This repository contains my implementation of the Fully Convolutional One-Stage Object Detection (FCOS) object detection architecture. Please note that the codes in this repository is still work-in-progress.
As shown in Fig. 1, the FCOS architecture includes the Feature Pyramid Network (FPN) but adds separate classification and regression heads. In this code, the original FCOS algorithm is modified to follow a regression similar to that of YOLOv3. This code also assigns one target label in its corresponding feature map (P3 to P7) based on the centroid of the bounding box. In particular, the regression has the form:
x_off = sigmoid(feature_map[x, y]) * stride
y_off = sigmoid(feature_map[x, y]) * stride
box_w = sigmoid(feature_map[x, y]) * feature_scale * stride
box_h = sigmoid(feature_map[x, y]) * feature_scale * stride
and the regression outputs are given by [x_off, y_off, box_w, box_h]
.
Other modifications include retaining batch normalisation instead of group normalisation as well as the use of the C5 output rather than the P5 output. The input image is also resized to dimensions of 512 by 512 or 640 by 640, ignoring the aspect ratio, depending on the processing capabilities of the GPU hardware. In general, an Nvidia Quadro P1000 graphics card is able to train on a 512 by 512 image using the COCO dataset.
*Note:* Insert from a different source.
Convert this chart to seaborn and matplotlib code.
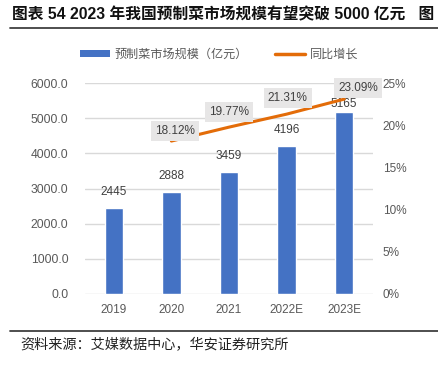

Fig. 1: The original FCOS Architecture (as shown in the FCOS paper).
The model formats the bounding boxes in the VOC format with normalised coordinates (xmin, ymin, xmax, ymax) and generates the ground truth labels accordingly. For the COCO dataset, run
python process_COCO_annotations_fcos.py
python format_COCO_fcos.py
to obtain the normalised bounding boxes in the relevant format, followed by
python train_fcos_coco.py
to train the model.
The model is trained using SGD with a momentum of 0.9 and a batch size of 16. The training schedule follows that in the paper, and horizontal flipping is applied as the only data augmentation step.
To perform inference, run
python infer_fcos_coco.py -t 0.30 -u 0.25 -s false -i kite.jpg
which generates the heatmap of detected objects as well as the boxes of the detected objects.
The modified FCOS model is trained using an Nvidia V100 32GB GPU with the input image dimensions set to 1280 by 1280. The pre-trained models can be downloaded via:
Model Name | Link |
---|---|
COCO dataset | https://github.com/WD-Leong/CV-FCOS/releases/download/v0.9/coco_model_1280.zip |
COCO (Person) and Crowd Human | https://github.com/WD-Leong/CV-FCOS/releases/download/v0.9/person_model_1280.zip |
Crowd Human (Face) dataset | https://github.com/WD-Leong/CV-FCOS/releases/download/v0.9/crowd_human_model_1280.zip |
The COCO model is trained for 1x LR schedule (90k iterations), the COCO (Person) and Crowd Human model is trained for 77.5k iterations and the Crowd Human (Face) model is trained for 20k iterations. The COCO (Person) and Crowd Human model is trained to detect humans and will be referred to as the Person model in the later sections.
To perform inference using the pre-trained model, run either of the following codes
python infer_fcos_coco.py -t 0.30 -u 0.25 -s true -r true -i <path_to_image_jpeg_file>
python infer_fcos_crowd.py -t 0.30 -u 0.25 -s true -r true -i <path_to_image_jpeg_file>
python infer_fcos_people.py -t 0.30 -u 0.25 -s true -r true -f 0.50 -i <path_to_image_jpeg_file>
for the COCO model, Crowd Human (Face) model or Person model respectively. Note that the model should be saved in a folder TF_Models
which is one level above the infer_fcos_<model>.py
code.
A sample of the detection results are provided in this section.
Model | Detection Heatmap | Detection Results |
---|---|---|
COCO | ||
Person |
Some further results of the Crowd Human (Face) and Person models:
Model | Detection Results |
---|---|
Person | |
Person | |
Crowd Human (Face) | |
Crowd Human (Face) |
To further enhance the model, the concepts in RefineDet were incorporated in fcos_refinedet_module.py
. In particular, RefineDet uses an Anchor Refinement Module (ARM) and an Object Detection Module (ODM) to enhance the detection results by allowing the ODM work further on the predictions in the ARM.
Fig. 2: RefineDet architecture (taken from the RefineDet paper).
To initiate the training process, run
python train_fcos_refinedet_coco.py
to train the FCOS-RefineDet model on the Microsoft COCO dataset, and
python infer_fcos_refinedet_coco.py -t 0.30 -u 0.25 -s true -i <image_file_name>.jpg
to perform inference.
Example of detection using FCOS RefineDet architecture:
Heatmap | Detection |
---|---|
With attention mechanism from Transformers being increasingly applied to Computer Vision applications, the backbone model is enhanced with attention mechanism similar to BoTNet.